Supplied information:

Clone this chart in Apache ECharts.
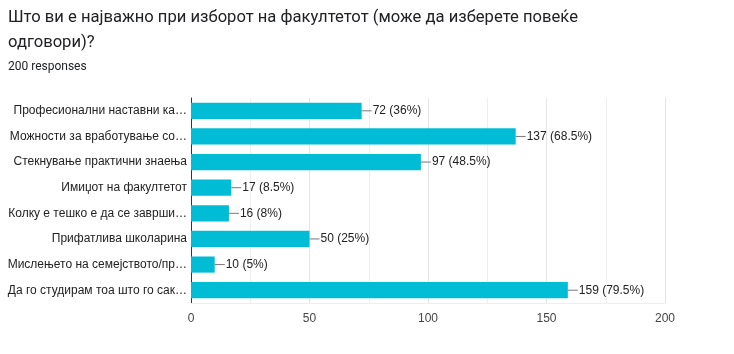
<!DOCTYPE html>
<html>
<head>
<meta charset="utf-8">
<script src="https://cdn.jsdelivr.net/npm/echarts@6/dist/echarts.min.js"></script>
<style>
  html, body { margin: 0; padding: 0; background: #fff; }
  #chart-container { width: 734px; height: 354px; }
</style>
</head>
<body>
<div id="chart-container"></div>
<script>
var categories = [
    'Професионални наставни ка…',
    'Можности за вработување со…',
    'Стекнување практични знаења',
    'Имиџот на факултетот',
    'Колку е тешко е да се заврши…',
    'Прифатлива школарина',
    'Мислењето на семејството/пр…',
    'Да го студирам тоа што го сак…'
];
var counts = [72, 137, 97, 17, 16, 50, 10, 159];
var percents = ['36%', '68.5%', '48.5%', '8.5%', '8%', '25%', '5%', '79.5%'];
var xTicks = [0, 50, 100, 150, 200];

var dom = document.getElementById('chart-container');
var myChart = echarts.init(dom, null, { renderer: 'canvas' });

var titleFont = 'Roboto, Arial, sans-serif';

var option = {
    animation: false,
    textStyle: { fontFamily: 'Arial, "Liberation Sans", sans-serif' },
    graphic: [
        {
            type: 'text', left: 8, top: 9,
            style: { text: 'Што ви е најважно при изборот на факултетот (може да изберете повеќе', fontSize: 16.6, fill: '#202124', fontFamily: titleFont }
        },
        {
            type: 'text', left: 8, top: 34,
            style: { text: 'одговори)?', fontSize: 16.6, fill: '#202124', fontFamily: titleFont }
        },
        {
            type: 'text', left: 8, top: 61,
            style: { text: '200 responses', fontSize: 12, fill: '#202124', fontFamily: titleFont }
        }
    ],
    grid: { left: 191, right: 69, top: 98, bottom: 51, containLabel: false },
    xAxis: {
        type: 'value',
        min: xTicks[0],
        max: xTicks[xTicks.length - 1],
        interval: 50,
        axisLine: { show: true, lineStyle: { color: '#eeeeee' } },
        axisTick: { show: false },
        axisLabel: { color: '#444', fontSize: 12, margin: 10 },
        splitLine: { show: true, lineStyle: { color: '#e4e4e4' } },
        minorTick: { show: false, splitNumber: 2 },
        minorSplitLine: { show: true, lineStyle: { color: '#eeeeee' } }
    },
    yAxis: {
        type: 'category',
        inverse: true,
        data: categories,
        axisLine: { show: true, lineStyle: { color: '#333' } },
        axisTick: { show: false },
        axisLabel: { color: '#222', fontSize: 12, margin: 4 }
    },
    series: [
        {
            type: 'bar',
            data: counts,
            barCategoryGap: '37%',
            itemStyle: { color: '#00BCD4' },
            label: {
                show: true,
                position: 'right',
                distance: 0,
                formatter: function (p) {
                    return '{l|}{t|' + p.value + ' (' + percents[p.dataIndex] + ')}';
                },
                rich: {
                    l: { width: 10, height: 1, backgroundColor: '#777' },
                    t: { color: '#222', fontSize: 12, padding: [0, 0, 0, 1] }
                }
            }
        }
    ]
};

myChart.setOption(option);
window.addEventListener('resize', myChart.resize);
</script>
</body>
</html>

Written task: Write out an exact copy of the listing, first line through the line containing "var titleFont = 'Roboto, Arial, sans-serif';", with the pictures left out.

Solution to the exercise:
Clone this chart in Apache ECharts.
<!DOCTYPE html>
<html>
<head>
<meta charset="utf-8">
<script src="https://cdn.jsdelivr.net/npm/echarts@6/dist/echarts.min.js"></script>
<style>
  html, body { margin: 0; padding: 0; background: #fff; }
  #chart-container { width: 734px; height: 354px; }
</style>
</head>
<body>
<div id="chart-container"></div>
<script>
var categories = [
    'Професионални наставни ка…',
    'Можности за вработување со…',
    'Стекнување практични знаења',
    'Имиџот на факултетот',
    'Колку е тешко е да се заврши…',
    'Прифатлива школарина',
    'Мислењето на семејството/пр…',
    'Да го студирам тоа што го сак…'
];
var counts = [72, 137, 97, 17, 16, 50, 10, 159];
var percents = ['36%', '68.5%', '48.5%', '8.5%', '8%', '25%', '5%', '79.5%'];
var xTicks = [0, 50, 100, 150, 200];

var dom = document.getElementById('chart-container');
var myChart = echarts.init(dom, null, { renderer: 'canvas' });

var titleFont = 'Roboto, Arial, sans-serif';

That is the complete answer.